19 April 2025
The really big news this week is that Jeff Bezos’s Blue Origin spaceflight programme launched one of their phallic-symbol pods ‘manned’ entirely by ‘chicks’ into space for 11 minutes so they could patronise show the world how enlightened they are. Blue Origin is, of course, targeted at the tourism industry rather than any serious exploration of spacei.
Wouldn’t it be better if space programmes were crewed by the people who could contribute most to scientific research regardless of what gender was assigned to them at birth (which is known to be an arbitrary judgement in some cases)? Sadly, as Bob Dylan said “I don’t think it’s liable to happen / Like the sound of one hand clappin’.”
Donald Trump has of course banned diversity, equity and inclusion programs so they can happily exclude females, with or without penises, in future unless the PR justifies it.
Bezos’s Amazon gave $1m to Trump’s 2024 election campaign and Bezos himself stopped the Washington Post publishing an editorial supporting Kamala Harris. By a complete coincidence, Trump’s gang has just awarded a $2bn contract to Blue Origin.
(I’ve a friend who, as far as I know, doesn’t have any particular problems with his own penis but gets tremendously agitated about where trans women should be allowed to ‘wash’ if they haven’t undergone a full physical transformation; I can only think this is because he thinks he’s a traditional man who knows how to protect chicks better than they do themselves.)

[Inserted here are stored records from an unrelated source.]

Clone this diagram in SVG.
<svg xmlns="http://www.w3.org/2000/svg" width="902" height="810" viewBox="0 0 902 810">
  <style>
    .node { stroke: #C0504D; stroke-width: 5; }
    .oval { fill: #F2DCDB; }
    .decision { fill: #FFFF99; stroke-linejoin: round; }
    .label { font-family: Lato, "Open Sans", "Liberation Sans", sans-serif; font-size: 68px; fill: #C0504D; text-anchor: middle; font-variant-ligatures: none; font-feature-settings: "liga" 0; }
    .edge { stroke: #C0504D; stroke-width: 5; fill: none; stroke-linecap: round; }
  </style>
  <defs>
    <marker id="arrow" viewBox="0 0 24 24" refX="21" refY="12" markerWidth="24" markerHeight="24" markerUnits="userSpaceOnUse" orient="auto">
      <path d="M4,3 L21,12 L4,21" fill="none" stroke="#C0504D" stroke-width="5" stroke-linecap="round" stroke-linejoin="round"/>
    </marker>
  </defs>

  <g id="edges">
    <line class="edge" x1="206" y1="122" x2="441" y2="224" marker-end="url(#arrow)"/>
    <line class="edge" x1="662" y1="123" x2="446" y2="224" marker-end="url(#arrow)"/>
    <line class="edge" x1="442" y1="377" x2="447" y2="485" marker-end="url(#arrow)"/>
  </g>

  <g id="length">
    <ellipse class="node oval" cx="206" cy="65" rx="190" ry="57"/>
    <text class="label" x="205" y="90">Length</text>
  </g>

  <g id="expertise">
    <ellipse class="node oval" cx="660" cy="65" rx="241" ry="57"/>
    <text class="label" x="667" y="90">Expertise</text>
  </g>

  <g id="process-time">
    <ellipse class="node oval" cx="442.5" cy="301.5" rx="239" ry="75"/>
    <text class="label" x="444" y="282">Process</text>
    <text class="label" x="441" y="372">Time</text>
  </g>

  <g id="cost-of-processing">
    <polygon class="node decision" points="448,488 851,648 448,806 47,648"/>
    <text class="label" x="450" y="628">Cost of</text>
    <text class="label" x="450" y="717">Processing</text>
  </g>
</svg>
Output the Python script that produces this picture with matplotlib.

The same friend also seems to think that I must support Labour because he’s sussed I’m not a great fan of Trump or Elon Musk – why does my computer keep printing Muck when I’m trying to write Musk? – or any of the 22 Conservative leaders we’ve had in the last few years (fact checkers should note that I have guessed how many leaders the Tories have consumed in the last 35 years and 22 might be wrong).
In fact, I think Labour’s proposal to reduce benefits is stupid and their decision to take the gender assigned at birth as definitive reminded me of the old saw “For every complex problem, there’s a simple solution, and it’s wrong”.
Last week, I also came across a quotation from the 20th century economist Walter E Williams who said “Most of the great problems we face are caused by politicians creating solutions to problems they created in the first place.”
More interesting reading is likely to be found in Corinna Lain’s book Secrets of the Killing State: The Untold Story of Lethal Injection, which is to be published on 22 April. She describes her motive in writing this as “I was trying to figure out why states are so breathtakingly bad at a procedure that we use on cats and dogs every day”, something I’ve often wondered.
Her answer is that a significant factor is who performs the executions and she offers Missouri’s chief executioner from 1995-2006, Dr Alan Doerhoff, who was responsible for 54 of the state’s 65 executions, as an example; he has since boasted that “Nobody will ever do as many [executions] as I have.” There are a lot of words that describe such people, most of them ending in ‘pathy’.
Prisoners on death row were allowed to employ lawyers to carry out a (limited) inquiry into Doerhoff’s experience and, under oath, the executioner testified that that he had problems mixing the drugs “so right now we’re still improvising”. He also said that he “sometimes transpose[d] numbers” and that he was dyslexic (he later denied this saying he just sometimes just got numbers muddled).
In Arizona, one of the ‘IV team executioners’ had once been a nurse but their licence was suspended after they’d been arrested multiple times for Driving Under the Influence while impaired by alcohol or other drugs. In one 10-day period in 2007, they were arrested three times in Arizona.
Another member of the team had no medical licence and also had a record of DUI as well as bouncing a cheque. Their only relevant experience was once serving in a military medical corps (although they hadn’t actually inserted an IV for 15 years).
Aren’t these people on the wrong end of the needle?
As at 1 January 2024, 2,241 people were on death row in America; 58% of them are not classified as ‘white’.
Not all states use injections for executions so perhaps frustrated British shooters who are being stopped from killing wildlife on peatlands over here would like to satisfy their urge to kill by applying for these jobs?
For some reason, this brings to mind a recent article in Which? magazine on the different types of parking tickets issued in the UK. This was all new to me and I can do no better than quote from their article:
“Most parking tickets will be one of these three:
Penalty Charge Notice (PCN) or Excess Charge Notice (ECN) – usually issued by the council on public land, such as a high street or council car park.
Parking Charge Notice – issued by a landowner or parking company on private land, such as a supermarket car park.
Fixed Penalty Notice (FPN) – issued by the police on red routes, white zig zags or where the police manage parking.”
They are enforced in different ways and the private parking companies have the empathetic public-spiritedness of Hitler’s Waffen SS. Even when they allow people 20 minutes free parking, if you spend 10 minutes there, then spend 9 minutes finding a working payment machine and queuing behind people trying to get it to work, then take 2 minutes getting back to your car and leaving the car park, tough. Leave it and £1.90 goes up exponentially – the highest I’ve heard of so far is £180.
Which? also offers advice on dealing with usurious increases, but there are no guarantees of success.